● **The request**
Output the full listing below exactly as it reads, and skip anything that is a picture.

● **Recorded information**
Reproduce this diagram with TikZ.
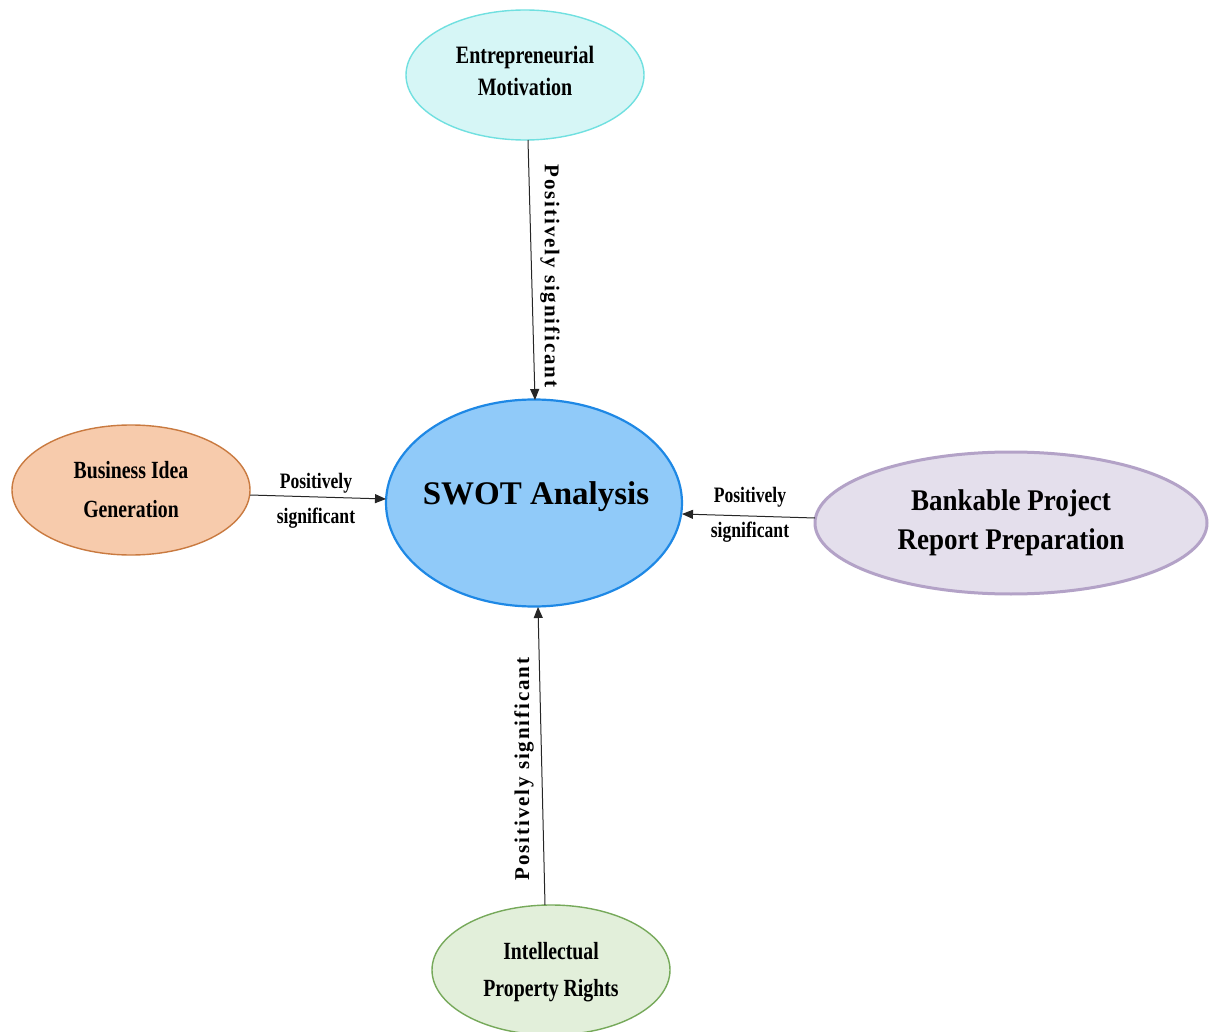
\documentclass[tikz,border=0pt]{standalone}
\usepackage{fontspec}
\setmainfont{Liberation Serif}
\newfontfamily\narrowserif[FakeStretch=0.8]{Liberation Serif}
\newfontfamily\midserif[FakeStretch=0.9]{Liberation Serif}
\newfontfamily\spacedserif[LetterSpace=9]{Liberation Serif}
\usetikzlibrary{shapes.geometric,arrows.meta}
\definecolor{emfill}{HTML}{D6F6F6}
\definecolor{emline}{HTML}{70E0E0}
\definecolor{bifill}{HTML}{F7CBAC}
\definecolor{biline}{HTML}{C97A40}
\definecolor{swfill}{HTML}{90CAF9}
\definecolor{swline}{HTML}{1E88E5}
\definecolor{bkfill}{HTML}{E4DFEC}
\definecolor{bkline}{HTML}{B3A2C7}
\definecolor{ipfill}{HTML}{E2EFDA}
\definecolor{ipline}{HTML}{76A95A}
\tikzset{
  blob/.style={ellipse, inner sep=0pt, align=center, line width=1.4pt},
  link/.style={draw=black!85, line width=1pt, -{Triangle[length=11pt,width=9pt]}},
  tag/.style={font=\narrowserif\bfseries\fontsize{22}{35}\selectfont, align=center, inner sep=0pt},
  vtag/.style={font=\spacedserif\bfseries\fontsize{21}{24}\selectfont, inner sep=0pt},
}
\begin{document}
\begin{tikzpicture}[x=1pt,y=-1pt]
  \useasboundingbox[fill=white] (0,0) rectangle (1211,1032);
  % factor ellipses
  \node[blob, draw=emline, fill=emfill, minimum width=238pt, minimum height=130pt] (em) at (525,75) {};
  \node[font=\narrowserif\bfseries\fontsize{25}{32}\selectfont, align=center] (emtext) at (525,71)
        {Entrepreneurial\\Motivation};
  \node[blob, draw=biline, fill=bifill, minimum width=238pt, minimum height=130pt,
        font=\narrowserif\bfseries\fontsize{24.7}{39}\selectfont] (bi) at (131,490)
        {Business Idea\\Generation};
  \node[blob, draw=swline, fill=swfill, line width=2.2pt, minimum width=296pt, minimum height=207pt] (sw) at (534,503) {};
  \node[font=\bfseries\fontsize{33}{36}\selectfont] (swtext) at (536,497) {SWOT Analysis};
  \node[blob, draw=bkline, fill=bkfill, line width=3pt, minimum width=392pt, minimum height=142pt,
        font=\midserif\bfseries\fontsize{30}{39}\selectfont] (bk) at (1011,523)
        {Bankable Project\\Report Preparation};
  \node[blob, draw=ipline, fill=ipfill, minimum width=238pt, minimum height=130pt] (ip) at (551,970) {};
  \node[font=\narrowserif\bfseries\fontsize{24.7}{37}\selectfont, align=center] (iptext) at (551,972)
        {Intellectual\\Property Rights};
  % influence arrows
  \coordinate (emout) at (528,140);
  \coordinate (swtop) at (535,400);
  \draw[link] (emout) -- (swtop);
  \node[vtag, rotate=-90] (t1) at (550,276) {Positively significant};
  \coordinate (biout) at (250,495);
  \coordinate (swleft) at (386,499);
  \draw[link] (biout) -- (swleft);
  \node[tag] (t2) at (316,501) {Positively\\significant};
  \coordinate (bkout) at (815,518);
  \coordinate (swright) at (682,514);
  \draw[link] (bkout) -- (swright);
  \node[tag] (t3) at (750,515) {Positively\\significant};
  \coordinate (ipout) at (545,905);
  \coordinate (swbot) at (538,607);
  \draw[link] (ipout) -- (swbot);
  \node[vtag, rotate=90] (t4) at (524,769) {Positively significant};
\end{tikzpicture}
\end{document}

● **Full response**
Reproduce this diagram with TikZ.
\documentclass[tikz,border=0pt]{standalone}
\usepackage{fontspec}
\setmainfont{Liberation Serif}
\newfontfamily\narrowserif[FakeStretch=0.8]{Liberation Serif}
\newfontfamily\midserif[FakeStretch=0.9]{Liberation Serif}
\newfontfamily\spacedserif[LetterSpace=9]{Liberation Serif}
\usetikzlibrary{shapes.geometric,arrows.meta}
\definecolor{emfill}{HTML}{D6F6F6}
\definecolor{emline}{HTML}{70E0E0}
\definecolor{bifill}{HTML}{F7CBAC}
\definecolor{biline}{HTML}{C97A40}
\definecolor{swfill}{HTML}{90CAF9}
\definecolor{swline}{HTML}{1E88E5}
\definecolor{bkfill}{HTML}{E4DFEC}
\definecolor{bkline}{HTML}{B3A2C7}
\definecolor{ipfill}{HTML}{E2EFDA}
\definecolor{ipline}{HTML}{76A95A}
\tikzset{
  blob/.style={ellipse, inner sep=0pt, align=center, line width=1.4pt},
  link/.style={draw=black!85, line width=1pt, -{Triangle[length=11pt,width=9pt]}},
  tag/.style={font=\narrowserif\bfseries\fontsize{22}{35}\selectfont, align=center, inner sep=0pt},
  vtag/.style={font=\spacedserif\bfseries\fontsize{21}{24}\selectfont, inner sep=0pt},
}
\begin{document}
\begin{tikzpicture}[x=1pt,y=-1pt]
  \useasboundingbox[fill=white] (0,0) rectangle (1211,1032);
  % factor ellipses
  \node[blob, draw=emline, fill=emfill, minimum width=238pt, minimum height=130pt] (em) at (525,75) {};
  \node[font=\narrowserif\bfseries\fontsize{25}{32}\selectfont, align=center] (emtext) at (525,71)
        {Entrepreneurial\\Motivation};
  \node[blob, draw=biline, fill=bifill, minimum width=238pt, minimum height=130pt,
        font=\narrowserif\bfseries\fontsize{24.7}{39}\selectfont] (bi) at (131,490)
        {Business Idea\\Generation};
  \node[blob, draw=swline, fill=swfill, line width=2.2pt, minimum width=296pt, minimum height=207pt] (sw) at (534,503) {};
  \node[font=\bfseries\fontsize{33}{36}\selectfont] (swtext) at (536,497) {SWOT Analysis};
  \node[blob, draw=bkline, fill=bkfill, line width=3pt, minimum width=392pt, minimum height=142pt,
        font=\midserif\bfseries\fontsize{30}{39}\selectfont] (bk) at (1011,523)
        {Bankable Project\\Report Preparation};
  \node[blob, draw=ipline, fill=ipfill, minimum width=238pt, minimum height=130pt] (ip) at (551,970) {};
  \node[font=\narrowserif\bfseries\fontsize{24.7}{37}\selectfont, align=center] (iptext) at (551,972)
        {Intellectual\\Property Rights};
  % influence arrows
  \coordinate (emout) at (528,140);
  \coordinate (swtop) at (535,400);
  \draw[link] (emout) -- (swtop);
  \node[vtag, rotate=-90] (t1) at (550,276) {Positively significant};
  \coordinate (biout) at (250,495);
  \coordinate (swleft) at (386,499);
  \draw[link] (biout) -- (swleft);
  \node[tag] (t2) at (316,501) {Positively\\significant};
  \coordinate (bkout) at (815,518);
  \coordinate (swright) at (682,514);
  \draw[link] (bkout) -- (swright);
  \node[tag] (t3) at (750,515) {Positively\\significant};
  \coordinate (ipout) at (545,905);
  \coordinate (swbot) at (538,607);
  \draw[link] (ipout) -- (swbot);
  \node[vtag, rotate=90] (t4) at (524,769) {Positively significant};
\end{tikzpicture}
\end{document}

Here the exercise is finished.